January 14, 2012
The network held onto Buchanan for so long because so many people within its organization happen to like him. Buchanan comes off like a Montana militia man on the loose, but he’s actually lived in the Beltway all his life. He made his name in TV by co-creating the Crossfire franchise, which ran from 1982 to 2005, and by being an early star of The McLaughlin Group.
In the course of writing a biography of Buchanan, I was struck by how many liberals are charmed by him and beguiled by his wit. MSNBC’s Chris Matthews said:
I wouldn’t compare Pat Buchanan with Glenn Beck and all those guys we have now, because Pat actually had brains. He went right back to Nixon, was there on the trip to China, and he had gravitas.…With Pat, you’re arguing with a brilliant guy, not just a loudmouth celebrity.…He’s a funny, clever guy and it’s hard for anyone to hate him.
Rachel Maddow regularly eviscerates Buchanan on her show, but he was instrumental in advancing her television career. She was a guest on a show Buchanan hosted, and he liked her so much that he recommended her for more work. Maddow later helped Buchanan establish his brand at MSNBC. Phil Griffin told a Newsday journalist that he was impressed with how they played off each other during the Democratic primaries: “They’re 180 degrees apart but they like each other.” Maddow calls Buchanan “Uncle Pat” behind the scenes. It’s a surrogate-father role that Buchanan is used to playing. Morning Joe host Joe Scarborough told me that all his liberal interns would cringe when told they would be meeting Pat Buchanan:
They’d really squirm and say, “Isn’t he an awful person? He’s so right-wing.” But after a couple of days with him, they’d all want to adopt him as their father….He’s very funny and disarming and great with young people.
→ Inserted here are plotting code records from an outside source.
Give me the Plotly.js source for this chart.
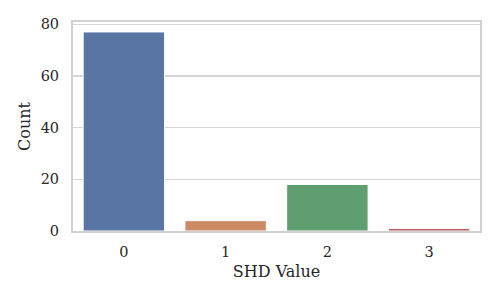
<!DOCTYPE html>
<html>
<head>
<meta charset="utf-8">
<script src="https://cdn.plot.ly/plotly-3.0.1.min.js"></script>
<style>html,body{margin:0;padding:0;background:#fff;}#chart{width:498px;height:299px;}</style>
</head>
<body>
<div id="chart"></div>
<script>
const categories = ["0", "1", "2", "3"];
const counts = [77, 4, 18, 1];
const barColors = ["#5975a4", "#cc8963", "#5f9e6e", "#b55d60"];
const yTicks = [0, 20, 40, 60, 80];
const xTitle = "SHD Value";
const yTitle = "Count";

const font = {family: "DejaVu Serif, serif", size: 14.5, color: "#262626"};
const titleFont = {family: "DejaVu Serif, serif", size: 16, color: "#262626"};

const trace = {
  type: "bar",
  x: categories,
  y: counts,
  width: 0.8,
  marker: {color: barColors, line: {color: "#ffffff", width: 1}},
  hoverinfo: "none"
};

const layout = {
  width: 498, height: 299,
  margin: {l: 73, r: 18, t: 22, b: 68},
  paper_bgcolor: "#ffffff",
  plot_bgcolor: "#ffffff",
  font: font,
  showlegend: false,
  xaxis: {
    type: "category",
    range: [-0.5, 3.5],
    showgrid: false,
    zeroline: false,
    showline: true, mirror: true,
    linecolor: "#d0d0d0", linewidth: 2,
    ticks: "",
    ticklabelstandoff: 7,
    tickfont: font,
    title: {text: xTitle, font: titleFont, standoff: 6}
  },
  yaxis: {
    range: [0, 80.85],
    tickvals: yTicks,
    ticktext: yTicks.map(String),
    showgrid: true, gridcolor: "#d5d5d5", gridwidth: 1.3,
    zeroline: false,
    showline: true, mirror: true,
    linecolor: "#d0d0d0", linewidth: 2,
    ticks: "",
    ticklabelstandoff: 9,
    tickfont: font,
    title: {text: yTitle, font: titleFont, standoff: 6}
  }
};

Plotly.newPlot("chart", [trace], layout, {displayModeBar: false, staticPlot: true});
</script>
</body>
</html>
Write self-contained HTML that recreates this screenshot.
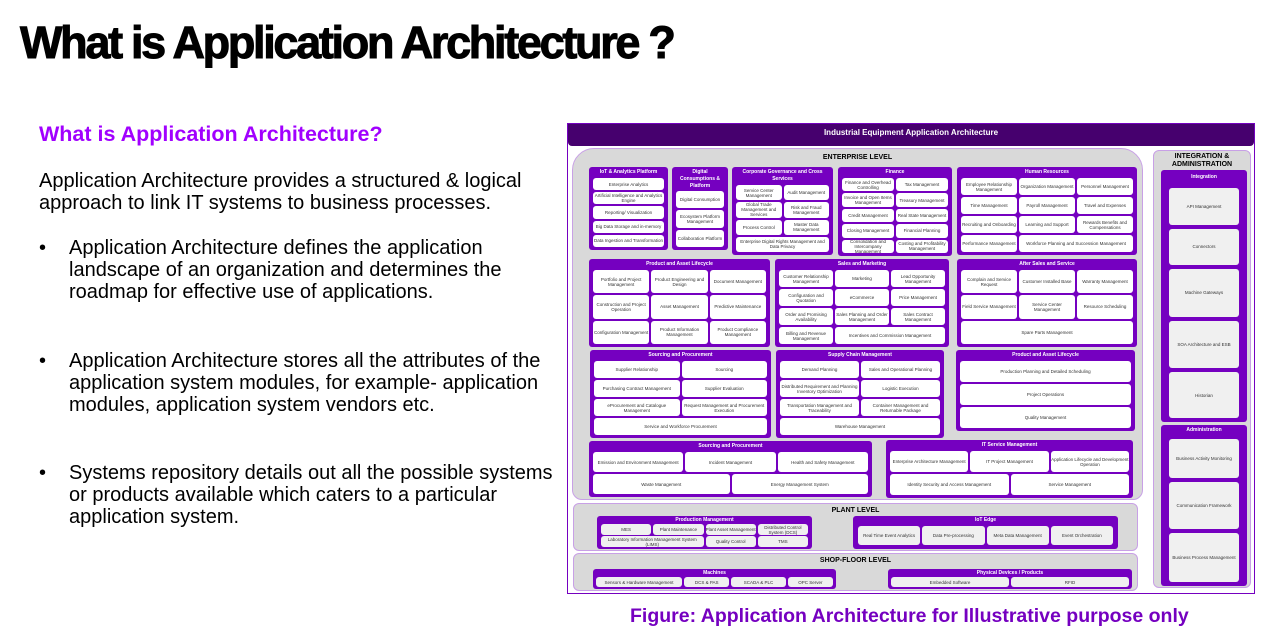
<!DOCTYPE html>
<html><head><meta charset="utf-8">
<style>
*{margin:0;padding:0;box-sizing:border-box}
body{width:1265px;height:641px;background:#fff;position:relative;overflow:hidden;font-family:"Liberation Sans",sans-serif}
.t{position:absolute;white-space:nowrap}
h1{position:absolute;left:20px;top:17px;font-size:45px;font-weight:bold;letter-spacing:-2.3px;color:#000;white-space:nowrap;transform:scaleX(1.0);transform-origin:left top;-webkit-text-stroke:1px #000}
.sub{left:39px;top:122px;font-size:21.5px;font-weight:bold;color:#a100ff}
.body{position:absolute;left:39px;font-size:20px;line-height:22px;color:#000;white-space:nowrap}
.bl{position:absolute;left:39px;font-size:20px;line-height:22px;color:#000;white-space:nowrap}
.bl span{position:absolute;left:0}
.bl div{margin-left:30px}
.cap{left:630px;top:605px;font-size:19.5px;font-weight:bold;color:#7500c0}
.frame{position:absolute;left:567px;top:123px;width:688px;height:471px;border:1px solid #7500c0;background:#fff}
.hdr{position:absolute;left:568px;top:124px;width:686px;height:22px;background:#46006e;border-radius:0 0 4px 4px;color:#fff;font-size:8px;font-weight:bold;text-align:center;line-height:18px}
.area{position:absolute;background:#d9d9d9;border:1px solid #c8a0e6}
.lvl{position:absolute;font-size:7px;font-weight:bold;color:#000;text-align:center}
.g{position:absolute;background:#7500c0;border-radius:3px;padding:2px 4px 3px;display:grid;gap:2px}
.g>.h{grid-column:1/-1;color:#fff;font-size:5px;font-weight:bold;text-align:center;line-height:7px}
.g>div:not(.h){background:#fff;border-radius:3px;font-size:4.5px;color:#333;display:flex;align-items:center;justify-content:center;text-align:center;line-height:5px;overflow:hidden}
.gg>div:not(.h){background:#f0f0f0}
</style></head><body>
<h1>What is Application Architecture ?</h1>
<div class="t sub">What is Application Architecture?</div>
<div class="body" style="top:170px">Application Architecture provides a structured &amp; logical<br>approach to link IT systems to business processes.</div>
<div class="bl" style="top:237px"><span>•</span><div>Application Architecture defines the application<br>landscape of an organization and determines the<br>roadmap for effective use of applications.</div></div>
<div class="bl" style="top:350px"><span>•</span><div>Application Architecture stores all the attributes of the<br>application system modules, for example- application<br>modules, application system vendors etc.</div></div>
<div class="bl" style="top:462px"><span>•</span><div>Systems repository details out all the possible systems<br>or products available which caters to a particular<br>application system.</div></div>
<div class="t cap">Figure: Application Architecture for Illustrative purpose only</div>

<div class="frame"></div>
<div class="hdr">Industrial Equipment Application Architecture</div>
<div class="area" style="left:572px;top:148px;width:571px;height:352px;border-radius:22px 22px 10px 10px"></div>
<div class="lvl" style="left:572px;top:154px;width:571px">ENTERPRISE LEVEL</div>
<div class="area" style="left:1153px;top:150px;width:98px;height:438px;border-radius:6px"></div>
<div class="lvl" style="left:1153px;top:153px;width:98px;line-height:8px">INTEGRATION &amp;<br>ADMINISTRATION</div>
<div class="area" style="left:573px;top:503px;width:565px;height:48px;border-radius:6px"></div>
<div class="lvl" style="left:573px;top:507px;width:565px">PLANT LEVEL</div>
<div class="area" style="left:573px;top:553px;width:565px;height:38px;border-radius:6px"></div>
<div class="lvl" style="left:573px;top:557px;width:565px">SHOP-FLOOR LEVEL</div>

<div class="g" style="left:589px;top:167px;width:79px;height:83px;grid-template-rows:7px repeat(5,1fr)"><div class="h">IoT &amp; Analytics Platform</div><div>Enterprise Analytics</div><div>Artificial Intelligence and Analytics Engine</div><div>Reporting/ Visualization</div><div>Big Data Storage and in-memory</div><div>Data Ingestion and Transformation</div></div>
<div class="g" style="left:672px;top:167px;width:56px;height:83px;grid-template-rows:20px repeat(3,1fr)"><div class="h">Digital Consumptions &amp; Platform</div><div>Digital Consumption</div><div>Ecosystem Platform Management</div><div>Collaboration Platform</div></div>
<div class="g" style="left:732px;top:167px;width:101px;height:88px;grid-template-columns:1fr 1fr;grid-template-rows:14px repeat(4,1fr)"><div class="h">Corporate Governance and Cross Services</div><div>Service Center Management</div><div>Audit Management</div><div>Global Trade Management and Services</div><div>Risk and Fraud Management</div><div>Process Control</div><div>Master Data Management</div><div style="grid-column:1/-1">Enterprise Digital Rights Management and Data Privacy</div></div>
<div class="g" style="left:838px;top:167px;width:114px;height:89px;grid-template-columns:1fr 1fr;grid-template-rows:7px repeat(5,1fr)"><div class="h">Finance</div><div>Finance and Overhead Controlling</div><div>Tax Management</div><div>Invoice and Open Items Management</div><div>Treasury Management</div><div>Credit Management</div><div>Real State Management</div><div>Closing Management</div><div>Financial Planning</div><div>Consolidation and Intercompany Management</div><div>Costing and Profitability Management</div></div>
<div class="g" style="left:957px;top:167px;width:180px;height:88px;grid-template-columns:1fr 1fr 1fr;grid-template-rows:7px repeat(4,1fr)"><div class="h">Human Resources</div><div>Employee Relationship Management</div><div>Organization Management</div><div>Personnel Management</div><div>Time Management</div><div>Payroll Management</div><div>Travel and Expenses</div><div>Recruiting and Onboarding</div><div>Learning and Support</div><div>Rewards Benefits and Compensations</div><div>Performance Management</div><div style="grid-column:2/4">Workforce Planning and Succession Management</div></div>

<div class="g" style="left:589px;top:259px;width:181px;height:88px;grid-template-columns:1fr 1fr 1fr;grid-template-rows:7px repeat(3,1fr)"><div class="h">Product and Asset Lifecycle</div><div>Portfolio and Project Management</div><div>Product Engineering and Design</div><div>Document Management</div><div>Construction and Project Operation</div><div>Asset Management</div><div>Predictive Maintenance</div><div>Configuration Management</div><div>Product Information Management</div><div>Product Compliance Management</div></div>
<div class="g" style="left:775px;top:259px;width:174px;height:88px;grid-template-columns:1fr 1fr 1fr;grid-template-rows:7px repeat(4,1fr)"><div class="h">Sales and Marketing</div><div>Customer Relationship Management</div><div>Marketing</div><div>Lead Opportunity Management</div><div>Configuration and Quotation</div><div>eCommerce</div><div>Price Management</div><div>Order and Promising Availability</div><div>Sales Planning and Order Management</div><div>Sales Contract Management</div><div>Billing and Revenue Management</div><div style="grid-column:2/4">Incentives and Commission Management</div></div>
<div class="g" style="left:957px;top:259px;width:180px;height:88px;grid-template-columns:1fr 1fr 1fr;grid-template-rows:7px repeat(3,1fr)"><div class="h">After Sales and Service</div><div>Complain and Service Request</div><div>Customer Installed Base</div><div>Warranty Management</div><div>Field Service Management</div><div>Service Center Management</div><div>Resource Scheduling</div><div style="grid-column:1/-1">Spare Parts Management</div></div>

<div class="g" style="left:590px;top:350px;width:181px;height:88px;grid-template-columns:1fr 1fr;grid-template-rows:7px repeat(4,1fr)"><div class="h">Sourcing and Procurement</div><div>Supplier Relationship</div><div>Sourcing</div><div>Purchasing Contract Management</div><div>Supplier Evaluation</div><div>eProcurement and Catalogue Management</div><div>Request Management and Procurement Execution</div><div style="grid-column:1/-1">Service and Workforce Procurement</div></div>
<div class="g" style="left:776px;top:350px;width:168px;height:88px;grid-template-columns:1fr 1fr;grid-template-rows:7px repeat(4,1fr)"><div class="h">Supply Chain Management</div><div>Demand Planning</div><div>Sales and Operational Planning</div><div>Distributed Requirement and Planning Inventory Optimization</div><div>Logistic Execution</div><div>Transportation Management and Traceability</div><div>Container Management and Returnable Package</div><div style="grid-column:1/-1">Warehouse Management</div></div>
<div class="g" style="left:956px;top:350px;width:179px;height:81px;grid-template-rows:7px repeat(3,1fr)"><div class="h">Product and Asset Lifecycle</div><div>Production Planning and Detailed Scheduling</div><div>Project Operations</div><div>Quality Management</div></div>

<div class="g" style="left:589px;top:441px;width:283px;height:56px;grid-template-columns:repeat(6,1fr);grid-template-rows:7px 1fr 1fr"><div class="h">Sourcing and Procurement</div><div style="grid-column:span 2">Emission and Environment Management</div><div style="grid-column:span 2">Incident Management</div><div style="grid-column:span 2">Health and Safety Management</div><div style="grid-column:span 3">Waste Management</div><div style="grid-column:span 3">Energy Management System</div></div>
<div class="g" style="left:886px;top:440px;width:247px;height:58px;grid-template-columns:repeat(6,1fr);grid-template-rows:7px 1fr 1fr"><div class="h">IT Service Management</div><div style="grid-column:span 2">Enterprise Architecture Management</div><div style="grid-column:span 2">IT Project Management</div><div style="grid-column:span 2">Application Lifecycle and Development Operation</div><div style="grid-column:span 3">Identity Security and Access Management</div><div style="grid-column:span 3">Service Management</div></div>

<div class="g gg" style="left:1161px;top:170px;width:86px;height:252px;padding:4px 8px 4px;gap:4px;grid-template-rows:10px 1fr 1fr 1.3fr 1.3fr 1.25fr"><div class="h">Integration</div><div>API Management</div><div>Connectors</div><div>Machine Gateways</div><div>SOA Architecture and ESB</div><div>Historian</div></div>
<div class="g gg" style="left:1161px;top:425px;width:86px;height:161px;padding:2px 8px 4px;gap:4px;grid-template-rows:8px 1fr 1.2fr 1.25fr"><div class="h">Administration</div><div>Business Activity Monitoring</div><div>Communication Framework</div><div>Business Process Management</div></div>

<div class="g gg" style="left:597px;top:516px;width:215px;height:33px;padding:1px 4px 2px;gap:1px 2px;grid-template-columns:repeat(4,1fr);grid-template-rows:6px 1fr 1fr"><div class="h">Production Management</div><div>MES</div><div>Plant Maintenance</div><div>Plant Asset Management</div><div>Distributed Control System (DCS)</div><div style="grid-column:span 2">Laboratory Information Management System (LIMS)</div><div>Quality Control</div><div>TMS</div></div>
<div class="g gg" style="left:853px;top:516px;width:265px;height:33px;padding:1px 5px 4px;grid-template-columns:repeat(4,1fr);grid-template-rows:7px 1fr"><div class="h">IoT Edge</div><div>Real Time Event Analytics</div><div>Data Pre-processing</div><div>Meta Data Management</div><div>Event Orchestration</div></div>

<div class="g gg" style="left:593px;top:569px;width:243px;height:20px;padding:1px 3px 2px;gap:1px 2px;grid-template-columns:1.9fr 1fr 1.2fr 1fr;grid-template-rows:6px 1fr"><div class="h">Machines</div><div>Sensors &amp; Hardware Management</div><div>DCS &amp; PAS</div><div>SCADA &amp; PLC</div><div>OPC Server</div></div>
<div class="g gg" style="left:888px;top:569px;width:244px;height:20px;padding:1px 3px 2px;gap:1px 2px;grid-template-columns:1fr 1fr;grid-template-rows:6px 1fr"><div class="h">Physical Devices / Products</div><div>Embedded Software</div><div>RFID</div></div>
</body></html>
The picture one gets is of a network that took on a pundit because they knew he’d be great for ratings and then dropped him under pressure from a campaigning organization that threatened to tar MSNBC’s liberal image with bad publicity. Ordinarily, Buchanan would lobby and charm his way out of the trouble that Suicide of a Superpower brought him. But he fell badly ill over Christmas and was unable to fend for himself.
If Buchanan leaves the network, it will confirm MSNBC’s slide into special-interest liberal program-making. In its desire to become the mirror opposite of Fox—left-wing and unwatched—MSNBC risks cutting itself off from millions of viewers who disagree with its agenda. Buchanan’s brand of conservatism is not dead. Its religious chauvinism has been revived by Rick Santorum’s presidential candidacy, and its anti-government populism lives on in Ron Paul’s revolution. It isn’t fashionable or pretty, but it still makes for great TV.